--- EXERCISE AIM ---
The lines to print start at the one containing "Emit a component" and end at the one containing "13, 12, 5];"; print them exactly, ends included, and only them.

--- EXERCISE DATA ---
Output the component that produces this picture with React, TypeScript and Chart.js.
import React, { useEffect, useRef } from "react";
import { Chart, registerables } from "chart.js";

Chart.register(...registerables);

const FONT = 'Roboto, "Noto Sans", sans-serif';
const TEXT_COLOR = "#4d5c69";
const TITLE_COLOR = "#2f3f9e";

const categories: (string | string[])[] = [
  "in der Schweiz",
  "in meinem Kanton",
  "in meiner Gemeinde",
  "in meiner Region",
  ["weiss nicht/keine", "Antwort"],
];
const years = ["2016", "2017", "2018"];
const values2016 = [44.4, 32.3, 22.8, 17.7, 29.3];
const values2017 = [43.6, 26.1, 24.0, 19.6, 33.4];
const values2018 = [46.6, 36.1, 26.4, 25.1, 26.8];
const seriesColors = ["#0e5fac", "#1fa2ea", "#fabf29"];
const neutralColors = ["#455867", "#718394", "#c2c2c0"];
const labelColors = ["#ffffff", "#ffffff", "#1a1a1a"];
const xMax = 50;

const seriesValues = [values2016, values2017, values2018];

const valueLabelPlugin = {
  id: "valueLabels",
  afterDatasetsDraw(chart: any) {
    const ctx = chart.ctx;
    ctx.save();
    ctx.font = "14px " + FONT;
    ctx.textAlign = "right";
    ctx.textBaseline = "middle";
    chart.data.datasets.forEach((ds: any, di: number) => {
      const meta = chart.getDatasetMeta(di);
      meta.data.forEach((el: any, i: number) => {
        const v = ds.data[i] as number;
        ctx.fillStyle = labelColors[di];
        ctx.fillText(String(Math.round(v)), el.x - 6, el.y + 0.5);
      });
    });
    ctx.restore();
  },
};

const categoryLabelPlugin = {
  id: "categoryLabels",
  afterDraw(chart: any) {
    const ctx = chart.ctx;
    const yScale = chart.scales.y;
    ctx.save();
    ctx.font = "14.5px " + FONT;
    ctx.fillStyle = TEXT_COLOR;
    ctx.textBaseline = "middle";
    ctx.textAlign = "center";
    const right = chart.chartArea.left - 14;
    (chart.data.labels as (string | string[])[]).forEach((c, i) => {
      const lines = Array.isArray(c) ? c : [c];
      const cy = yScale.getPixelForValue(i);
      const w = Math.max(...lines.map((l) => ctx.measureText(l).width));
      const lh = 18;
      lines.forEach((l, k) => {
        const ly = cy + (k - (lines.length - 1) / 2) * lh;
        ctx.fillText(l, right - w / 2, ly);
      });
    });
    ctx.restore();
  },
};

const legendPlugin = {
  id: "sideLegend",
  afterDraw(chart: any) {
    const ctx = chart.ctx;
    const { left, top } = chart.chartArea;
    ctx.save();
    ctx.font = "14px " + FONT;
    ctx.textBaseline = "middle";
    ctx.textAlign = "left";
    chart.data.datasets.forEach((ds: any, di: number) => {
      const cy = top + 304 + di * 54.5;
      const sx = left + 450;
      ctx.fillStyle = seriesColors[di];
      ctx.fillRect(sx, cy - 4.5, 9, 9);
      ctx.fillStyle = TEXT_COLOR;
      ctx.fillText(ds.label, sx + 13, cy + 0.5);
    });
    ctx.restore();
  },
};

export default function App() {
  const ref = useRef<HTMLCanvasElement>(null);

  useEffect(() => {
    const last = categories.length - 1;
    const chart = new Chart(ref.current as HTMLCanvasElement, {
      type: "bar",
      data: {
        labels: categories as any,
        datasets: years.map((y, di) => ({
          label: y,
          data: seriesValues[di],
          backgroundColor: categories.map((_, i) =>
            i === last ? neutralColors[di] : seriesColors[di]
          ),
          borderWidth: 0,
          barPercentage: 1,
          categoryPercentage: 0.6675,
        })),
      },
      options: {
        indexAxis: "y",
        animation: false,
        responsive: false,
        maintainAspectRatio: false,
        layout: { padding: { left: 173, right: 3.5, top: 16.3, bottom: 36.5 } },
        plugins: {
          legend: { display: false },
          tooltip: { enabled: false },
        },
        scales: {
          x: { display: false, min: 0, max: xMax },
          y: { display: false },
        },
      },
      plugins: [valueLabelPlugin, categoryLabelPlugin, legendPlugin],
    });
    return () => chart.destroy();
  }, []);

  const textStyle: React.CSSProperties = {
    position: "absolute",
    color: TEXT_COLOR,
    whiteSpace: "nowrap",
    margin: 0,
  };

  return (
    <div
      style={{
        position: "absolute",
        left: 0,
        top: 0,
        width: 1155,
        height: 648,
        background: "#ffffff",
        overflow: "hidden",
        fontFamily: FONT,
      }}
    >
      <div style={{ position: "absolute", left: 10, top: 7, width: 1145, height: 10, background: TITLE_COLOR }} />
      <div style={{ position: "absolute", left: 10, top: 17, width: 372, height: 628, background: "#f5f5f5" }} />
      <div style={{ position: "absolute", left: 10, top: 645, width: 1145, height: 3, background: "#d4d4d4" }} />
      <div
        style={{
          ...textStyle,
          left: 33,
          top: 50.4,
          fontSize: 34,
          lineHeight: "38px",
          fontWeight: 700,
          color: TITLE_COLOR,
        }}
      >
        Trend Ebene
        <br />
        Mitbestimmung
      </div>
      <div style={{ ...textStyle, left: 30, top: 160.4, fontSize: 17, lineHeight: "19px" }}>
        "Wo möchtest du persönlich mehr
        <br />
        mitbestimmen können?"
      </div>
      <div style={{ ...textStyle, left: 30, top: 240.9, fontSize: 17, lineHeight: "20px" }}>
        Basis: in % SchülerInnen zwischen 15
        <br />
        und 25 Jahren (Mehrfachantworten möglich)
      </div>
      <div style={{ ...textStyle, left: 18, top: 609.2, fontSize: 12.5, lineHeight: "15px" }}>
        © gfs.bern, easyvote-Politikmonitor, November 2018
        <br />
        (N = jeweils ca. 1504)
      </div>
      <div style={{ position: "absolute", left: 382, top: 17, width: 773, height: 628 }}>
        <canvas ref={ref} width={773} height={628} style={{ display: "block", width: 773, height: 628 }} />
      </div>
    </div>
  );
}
==
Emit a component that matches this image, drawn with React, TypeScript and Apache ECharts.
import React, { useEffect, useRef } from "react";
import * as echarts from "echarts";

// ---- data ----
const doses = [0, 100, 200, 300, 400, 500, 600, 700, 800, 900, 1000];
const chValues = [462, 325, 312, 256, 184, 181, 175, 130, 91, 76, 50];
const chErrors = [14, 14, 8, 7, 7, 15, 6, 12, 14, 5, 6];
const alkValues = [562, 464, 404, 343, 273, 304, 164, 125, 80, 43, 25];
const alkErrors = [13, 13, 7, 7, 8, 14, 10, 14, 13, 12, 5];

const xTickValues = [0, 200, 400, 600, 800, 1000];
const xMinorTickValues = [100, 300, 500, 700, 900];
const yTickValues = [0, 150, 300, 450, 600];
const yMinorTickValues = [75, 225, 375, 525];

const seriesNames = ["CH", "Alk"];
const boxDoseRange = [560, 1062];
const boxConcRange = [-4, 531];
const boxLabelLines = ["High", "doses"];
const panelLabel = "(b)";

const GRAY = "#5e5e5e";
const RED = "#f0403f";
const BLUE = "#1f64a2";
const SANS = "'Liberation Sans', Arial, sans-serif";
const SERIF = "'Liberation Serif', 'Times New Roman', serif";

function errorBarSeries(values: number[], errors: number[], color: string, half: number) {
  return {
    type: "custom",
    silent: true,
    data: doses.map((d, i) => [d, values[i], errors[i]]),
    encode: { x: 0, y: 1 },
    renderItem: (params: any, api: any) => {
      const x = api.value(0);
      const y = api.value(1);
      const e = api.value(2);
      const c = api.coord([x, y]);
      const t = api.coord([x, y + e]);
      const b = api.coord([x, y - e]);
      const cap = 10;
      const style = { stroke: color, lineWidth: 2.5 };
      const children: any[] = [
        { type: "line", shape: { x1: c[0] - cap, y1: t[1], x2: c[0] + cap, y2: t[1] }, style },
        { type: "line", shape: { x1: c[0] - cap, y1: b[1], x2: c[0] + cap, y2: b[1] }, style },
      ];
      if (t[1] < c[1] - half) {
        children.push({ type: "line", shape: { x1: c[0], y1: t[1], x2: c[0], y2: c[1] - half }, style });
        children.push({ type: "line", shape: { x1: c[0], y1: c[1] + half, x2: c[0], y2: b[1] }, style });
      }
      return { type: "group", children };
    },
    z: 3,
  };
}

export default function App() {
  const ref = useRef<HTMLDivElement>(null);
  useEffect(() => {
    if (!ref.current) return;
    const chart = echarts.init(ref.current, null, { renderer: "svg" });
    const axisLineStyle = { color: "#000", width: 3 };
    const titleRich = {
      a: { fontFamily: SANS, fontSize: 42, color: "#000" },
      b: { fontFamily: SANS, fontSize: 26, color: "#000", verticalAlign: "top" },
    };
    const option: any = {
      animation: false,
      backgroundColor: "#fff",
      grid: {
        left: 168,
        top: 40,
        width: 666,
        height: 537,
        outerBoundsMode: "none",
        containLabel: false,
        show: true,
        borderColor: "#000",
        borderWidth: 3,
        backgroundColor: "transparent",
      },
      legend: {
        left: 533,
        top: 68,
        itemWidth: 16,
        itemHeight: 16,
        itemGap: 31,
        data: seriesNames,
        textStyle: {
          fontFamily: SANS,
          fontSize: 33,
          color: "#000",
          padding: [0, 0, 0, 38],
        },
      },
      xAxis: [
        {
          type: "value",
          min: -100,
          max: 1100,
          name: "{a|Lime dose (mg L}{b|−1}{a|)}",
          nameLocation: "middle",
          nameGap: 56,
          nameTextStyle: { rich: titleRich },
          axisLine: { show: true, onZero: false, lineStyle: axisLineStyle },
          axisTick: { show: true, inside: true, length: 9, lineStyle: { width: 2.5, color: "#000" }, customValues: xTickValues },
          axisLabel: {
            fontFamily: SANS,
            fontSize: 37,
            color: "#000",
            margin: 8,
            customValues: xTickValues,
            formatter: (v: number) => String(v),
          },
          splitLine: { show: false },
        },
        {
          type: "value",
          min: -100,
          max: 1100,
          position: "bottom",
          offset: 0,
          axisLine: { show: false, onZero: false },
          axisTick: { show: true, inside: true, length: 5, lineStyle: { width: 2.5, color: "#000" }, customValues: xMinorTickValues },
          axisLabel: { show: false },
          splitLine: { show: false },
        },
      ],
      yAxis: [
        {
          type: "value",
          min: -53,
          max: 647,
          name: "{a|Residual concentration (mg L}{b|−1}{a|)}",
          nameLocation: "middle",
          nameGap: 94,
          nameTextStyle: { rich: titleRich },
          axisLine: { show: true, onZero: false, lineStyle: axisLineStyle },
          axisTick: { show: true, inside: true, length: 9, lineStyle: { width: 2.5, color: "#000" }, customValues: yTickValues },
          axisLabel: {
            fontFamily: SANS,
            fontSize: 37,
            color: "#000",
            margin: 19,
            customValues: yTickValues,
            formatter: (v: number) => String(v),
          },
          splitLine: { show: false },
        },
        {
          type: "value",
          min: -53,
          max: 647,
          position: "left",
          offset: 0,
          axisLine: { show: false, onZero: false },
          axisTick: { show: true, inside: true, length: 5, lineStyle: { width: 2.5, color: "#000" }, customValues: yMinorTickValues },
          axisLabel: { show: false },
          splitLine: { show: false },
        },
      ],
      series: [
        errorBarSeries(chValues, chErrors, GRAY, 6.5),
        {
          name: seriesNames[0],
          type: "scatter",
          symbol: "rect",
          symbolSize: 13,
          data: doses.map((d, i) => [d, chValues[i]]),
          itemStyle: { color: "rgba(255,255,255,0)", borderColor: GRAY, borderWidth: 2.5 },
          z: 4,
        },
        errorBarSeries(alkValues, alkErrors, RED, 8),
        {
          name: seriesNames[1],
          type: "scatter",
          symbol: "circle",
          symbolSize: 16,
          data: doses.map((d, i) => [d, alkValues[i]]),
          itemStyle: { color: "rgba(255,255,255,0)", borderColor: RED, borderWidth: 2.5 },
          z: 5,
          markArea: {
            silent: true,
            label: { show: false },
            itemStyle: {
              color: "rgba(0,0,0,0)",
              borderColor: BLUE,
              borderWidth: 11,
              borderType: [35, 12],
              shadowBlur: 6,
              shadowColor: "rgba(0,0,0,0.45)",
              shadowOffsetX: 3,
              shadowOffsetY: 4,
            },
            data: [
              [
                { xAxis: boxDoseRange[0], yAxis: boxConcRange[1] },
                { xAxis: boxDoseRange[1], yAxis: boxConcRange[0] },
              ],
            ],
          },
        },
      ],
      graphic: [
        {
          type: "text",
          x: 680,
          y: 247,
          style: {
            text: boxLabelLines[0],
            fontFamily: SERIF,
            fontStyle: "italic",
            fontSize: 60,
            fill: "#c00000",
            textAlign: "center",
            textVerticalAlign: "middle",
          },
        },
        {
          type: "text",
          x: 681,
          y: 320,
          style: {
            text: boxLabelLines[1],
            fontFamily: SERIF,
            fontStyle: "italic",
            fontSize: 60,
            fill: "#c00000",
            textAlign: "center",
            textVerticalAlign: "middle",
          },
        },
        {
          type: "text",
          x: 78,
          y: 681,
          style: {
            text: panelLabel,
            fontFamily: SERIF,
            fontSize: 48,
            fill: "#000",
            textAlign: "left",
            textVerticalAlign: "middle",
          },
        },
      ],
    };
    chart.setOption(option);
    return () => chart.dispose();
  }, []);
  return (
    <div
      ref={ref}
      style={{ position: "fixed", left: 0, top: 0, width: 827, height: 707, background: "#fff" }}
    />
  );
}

--- SOLUTION FOR THIS TASK ---
Emit a component that matches this image, drawn with React, TypeScript and Apache ECharts.
import React, { useEffect, useRef } from "react";
import * as echarts from "echarts";

// ---- data ----
const doses = [0, 100, 200, 300, 400, 500, 600, 700, 800, 900, 1000];
const chValues = [462, 325, 312, 256, 184, 181, 175, 130, 91, 76, 50];
const chErrors = [14, 14, 8, 7, 7, 15, 6, 12, 14, 5, 6];
const alkValues = [562, 464, 404, 343, 273, 304, 164, 125, 80, 43, 25];
const alkErrors = [13, 13, 7, 7, 8, 14, 10, 14, 13, 12, 5];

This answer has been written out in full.